# Indicador de volumen digital para amplificador



## chucky.122 (Feb 23, 2009)

hola que tal estoy con una inquietud de hacer un indicador de volumen digital para un amplificador eh buscado por todos lados pero no eh encontrado nada recurro a este foro ya que me saco de muchos problemas bueno lo que necesitaria es un esquema de un indicador de volumen digital para un amplificador ej:...hay un amplificador x no importa cual sea su potencia y lo que le quiero hacer es ponerle un indicador al pote de volumen como un display 7 segmentos o de otro tipo pero que sea similar ...
lo que quiero que haga es que cuando yo suba el volumen del pote que se vea en el display los numeros que seria como va subiendo el volumen tipo 1 2 3 4 5...hasta el 10 bueno si alguien tiene algun esquema se lo agradeceria...
(es para un proyecto de la escuela voy a empesar 3º año y tengo que hacer un amplificador de 100 watt y le quiero poner el indicador ese asi queda mas lindo desde ya muchas gracias).


atte: pablo galarza.


----------



## santiago (Feb 23, 2009)

hace rato que vengo pensando en eso, lo arme asi nomas para ver que tal anda, y anda, nesesitas un potenciometro mas, osea si es estereo tu amplificador le tenes que enclavar un tercer potenciometro para que te varie la tensión 

podes hacerlo con un display , o con 10 led

un conversor a/d tendria que bastar 

saludos


----------



## Fogonazo (Feb 23, 2009)

Esto es una "intro" al tema, en ambos casos falta se sección de ganancia variable digitalmente, la que se puede hacer mediante conmutadores análogos que conmuten una serie de resistencias sobre la red de realimentación de un operacional o mediante una red R2R en Shunt y derivación.

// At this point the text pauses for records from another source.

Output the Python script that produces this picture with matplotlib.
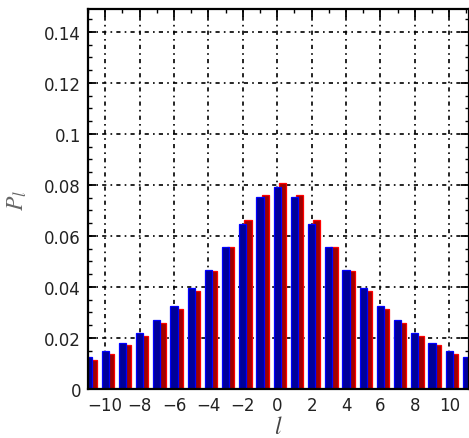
import matplotlib
matplotlib.use("Agg")
import matplotlib.pyplot as plt
from matplotlib.ticker import MultipleLocator

# angular momentum index and the two probability series
ells = list(range(-11, 12))
p_blue = [0.0124, 0.0148, 0.0180, 0.0221, 0.0270, 0.0327, 0.0396, 0.0466,
          0.0556, 0.0647, 0.0752, 0.0791, 0.0752, 0.0647, 0.0556, 0.0466,
          0.0396, 0.0327, 0.0270, 0.0221, 0.0180, 0.0148, 0.0124]
p_red = [0.0112, 0.0139, 0.0172, 0.0208, 0.0258, 0.0315, 0.0383, 0.0462,
         0.0556, 0.0664, 0.0761, 0.0807, 0.0761, 0.0664, 0.0556, 0.0462,
         0.0383, 0.0315, 0.0258, 0.0208, 0.0172, 0.0139, 0.0112]
x_ticks = list(range(-10, 11, 2))
y_ticks = [0, 0.02, 0.04, 0.06, 0.08, 0.1, 0.12, 0.14]
y_tick_labels = ["0", "0.02", "0.04", "0.06", "0.08", "0.1", "0.12", "0.14"]

plt.rcParams["font.family"] = "DejaVu Sans"
plt.rcParams["mathtext.fontset"] = "stix"

fig = plt.figure(figsize=(4.69, 4.39), dpi=100)
ax = fig.add_axes([88 / 469, 49 / 439, 381 / 469, 380 / 439])

width = 0.42
shift = 0.3
ax.bar([l + shift for l in ells], p_red, width=width, color="#a00000",
       edgecolor="#ff0000", linewidth=0.9, zorder=2)
ax.bar(ells, p_blue, width=width, color="#00009a",
       edgecolor="#0000ff", linewidth=0.9, zorder=3)

ax.set_xlim(-11, 11.15)
ax.set_ylim(0, 0.149)
ax.set_xticks(x_ticks)
ax.set_xticklabels([str(t).replace("-", "\u2212") for t in x_ticks])
ax.set_yticks(y_ticks)
ax.set_yticklabels(y_tick_labels)
ax.xaxis.set_minor_locator(MultipleLocator(1))
ax.yaxis.set_minor_locator(MultipleLocator(0.005))

ax.grid(True, which="major", color="black", linewidth=1.2,
        linestyle=(0, (2.5, 2.5, 1, 2.5)), zorder=1)
ax.set_axisbelow(True)

ax.tick_params(which="both", direction="in", top=True, right=True,
               color="black", labelsize=12, labelcolor="#222222")
ax.tick_params(which="major", length=6, width=1.3, pad=5)
ax.tick_params(which="minor", length=3, width=1.0)
for sp in ax.spines.values():
    sp.set_linewidth(1.6)
    sp.set_zorder(4)

ax.set_xlabel("$l$", fontsize=17, color="#444444", labelpad=0)
ax.set_ylabel("$P_l$", fontsize=17, color="#666666", labelpad=11)

fig.savefig("out.png", dpi=100)
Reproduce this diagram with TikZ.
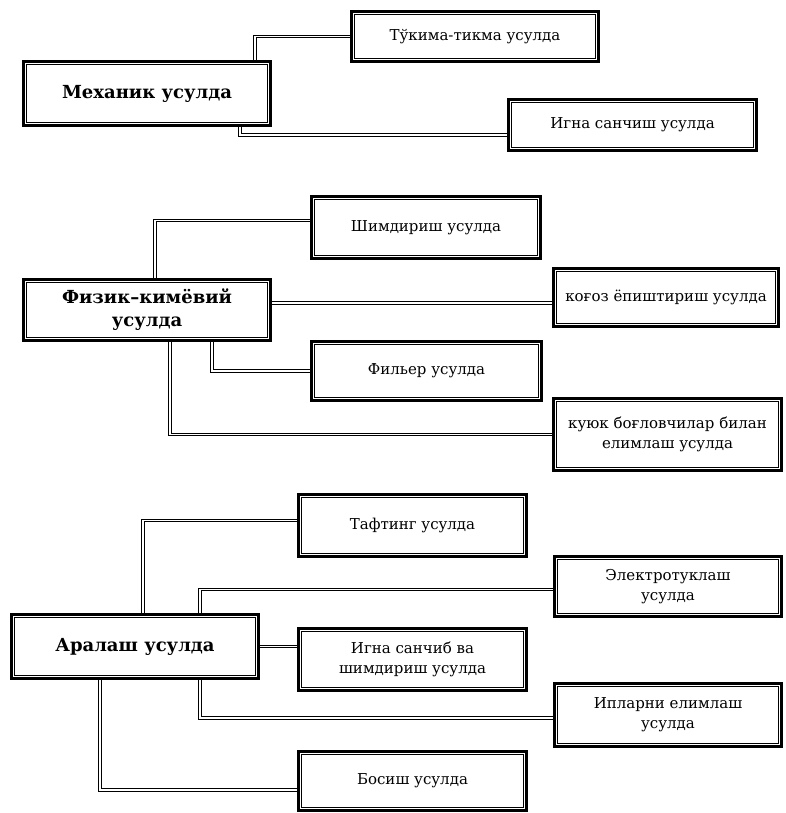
\documentclass[tikz,border=0pt]{standalone}
\usepackage{fontspec}
\setmainfont{DejaVu Serif}
\usetikzlibrary{positioning}

\begin{document}
\begin{tikzpicture}[
    x=1pt, y=-1pt,
    method/.style={
        draw,
        line width=3.2pt,
        fill=white,
        align=center,
        inner sep=2pt,
        font=\fontsize{15}{20}\selectfont
    },
    group/.style={
        method,
        font=\fontsize{18}{23}\selectfont\bfseries
    },
    boxsize/.style 2 args={
        minimum width={#1pt-3.2pt},
        minimum height={#2pt-3.2pt}
    },
    inner frame/.style={line width=1pt},
    link/.style={double=white, double distance=1.1pt, line width=1.4pt}
]
\useasboundingbox (0,0) rectangle (785,813);

\node[group, boxsize={250}{67}] (mechanic) at (147,93.5) {Механик усулда};
\node[method, boxsize={250}{53}] (tukima) at (475,36.5) {Тўкима-тикма усулда};
\node[method, boxsize={251}{54}] (needle) at (632.5,125) {Игна санчиш усулда};

\node[group, boxsize={250}{64}] (physchem) at (147,310) {Физик–кимёвий\\усулда};
\node[method, boxsize={232}{65}] (soak) at (426,227.5) {Шимдириш усулда};
\node[method, boxsize={228}{61}] (paper) at (666,297.5) {коғоз ёпиштириш усулда};
\node[method, boxsize={233}{62}] (spinneret) at (426.5,371) {Фильер усулда};
\node[method, boxsize={231}{75}] (binder) at (667.5,434.5) {куюк боғловчилар билан\\елимлаш усулда};

\node[group, boxsize={250}{67}] (mixed) at (135,646.5) {Аралаш усулда};
\node[method, boxsize={231}{65}] (tufting) at (412.5,525.5) {Тафтинг усулда};
\node[method, boxsize={230}{63}] (electro) at (668,586.5) {Электротуклаш\\усулда};
\node[method, boxsize={231}{65}] (needlesoak) at (412.5,659.5) {Игна санчиб ва\\шимдириш усулда};
\node[method, boxsize={230}{66}] (threads) at (668,715) {Ипларни елимлаш\\усулда};
\node[method, boxsize={231}{62}] (press) at (412.5,781) {Босиш усулда};

\foreach \n in {mechanic,tukima,needle,physchem,soak,paper,spinneret,binder,
                mixed,tufting,electro,needlesoak,threads,press}
    \draw[inner frame] ([shift={(4.6pt,-4.6pt)}]\n.north west)
        rectangle ([shift={(-4.6pt,4.6pt)}]\n.south east);

\draw[link] ([xshift=108pt]mechanic.north) |- (tukima.west);
\draw[link] ([xshift=93pt]mechanic.south) |- ([yshift=-10pt]needle.west);

\draw[link] ([xshift=8pt]physchem.north) |- ([yshift=7pt]soak.west);
\draw[link] ([yshift=7pt]physchem.east) -- ([yshift=7pt]physchem.east -| paper.west);
\draw[link] ([xshift=65pt]physchem.south) |- (spinneret.west);
\draw[link] ([xshift=23pt]physchem.south) |- (binder.west);

\draw[link] ([xshift=8pt]mixed.north) |- ([yshift=5pt]tufting.west);
\draw[link] ([xshift=65pt]mixed.north) |- ([yshift=-3pt]electro.west);
\draw[link] (mixed.east) -- (mixed.east -| needlesoak.west);
\draw[link] ([xshift=65pt]mixed.south) |- ([yshift=-3pt]threads.west);
\draw[link] ([xshift=-35pt]mixed.south) |- ([yshift=-9pt]press.west);
\end{tikzpicture}
\end{document}
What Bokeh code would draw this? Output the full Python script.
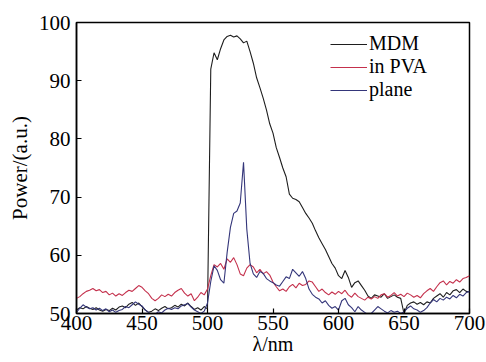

https://www.forosdeelectronica.com/f34/control-volumen-digital-rueda-14177/


----------



## gasnalu (Ene 2, 2011)

Propongo este circuito, es un diseño, esta realizado con operacionales y cuenta hasta 10.


----------



## Naders150 (Ene 6, 2011)

Se podria utilizar un integrado TA7630 que tiene control de volumen, balance, tonos bajo y brillo por voltaje y es estéreo, conectarlo a un pic que lo maneje por pwm y al pic conectarle el display para los indicadores, creo que con 16f628 bastara y el LCD que elijas.

Me parece mas elegante solo son 2 IC algunos componentes discretos y listo. Yo ya probe el integrado TA76030 y funciona muy bien aunque esta manejado con potenciometros es el proyecto de construyasuvideorockola.com


----------